Pupils' views sought for the first time as Ofqual looks at future of marking reviews and appeals

Pupils’ views are being specifically sought by Ofqual for the first time in the regulator’s history as it consults on the future of marking reviews and appeals.

The watchdog will write to headteachers in 6,500 schools on Monday to ask for their help in recruiting pupils to take a short survey on marking, with a chance to win an iPad.

It is the first time Ofqual has specifically sought the views of young people, and follows the launch of a consultation on how Ofqual deals with reviews of and appeals against the marks awarded by exam boards, commissioned in response to a sharp rise in the number of enquiries about GCSE and A-level exam grades.

Teachers, schools leaders and other members of the teaching workforce have already been asked for their views as part of the wider consultation, but Ofqual is hoping to collect pupils’ views specifically, and has launched a video and Vine post to explain the process to young people.

The watchdog’s communications director Chris Shadforth told Schools Week his organisation was aware that responding to the full consultation was a “big time commitment”, and was instead focusing on a “couple of key aspects” of its systems in its student survey.

He said: “We’re conscious that the decisions we make directly impact students across England, so it’s important that they know we want to hear from them.

Chris Shadforth

Chris Shadforth

“We don’t know how many students will chose to respond, but hopefully the opportunity to win an iPad is a good incentive.”

Ofqual revealed in December that the number of enquiries about GCSE and A-level exam grades had soared by 27 per cent in just one year.

The number of individual enquiries rose from 451,000 in the summer of 2014 to 572,350 last summer, resulting in changes to 90,650 grades, up from 77,400.
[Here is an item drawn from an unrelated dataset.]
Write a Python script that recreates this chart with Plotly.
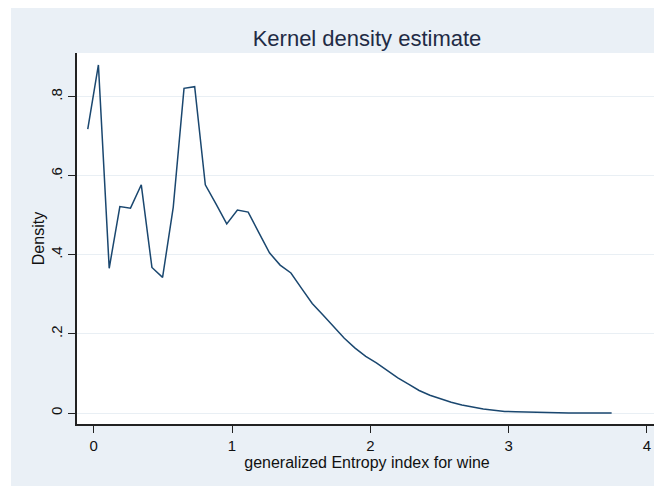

In response, the regulator is consulting on plans to offer schools the right to request copies of marked GCSE exam papers as they consider appealing against marks.

The watchdog also wants to make exam boards use specially-trained reviewers, rather than ordinary examiners, to check marking when results are queried as part of proposals for a new review and appeals process.

Julie Swan, Ofqual’s acting executive director for general qualifications, said: “Our proposed changes are designed to make the system fairer, more effective and transparent.”

Ms Swan said those who usually responded to Ofqual’s consultations were adults, adding: “We would really like to have more input from young people who are directly affected by the marking review and appeals system.”

The survey asks four questions adapted from part of the full consultation, which will run until March 11. It has been released along with a video and infographic summarising the main points. One pupil who completes the survey will win an iPad Air 2.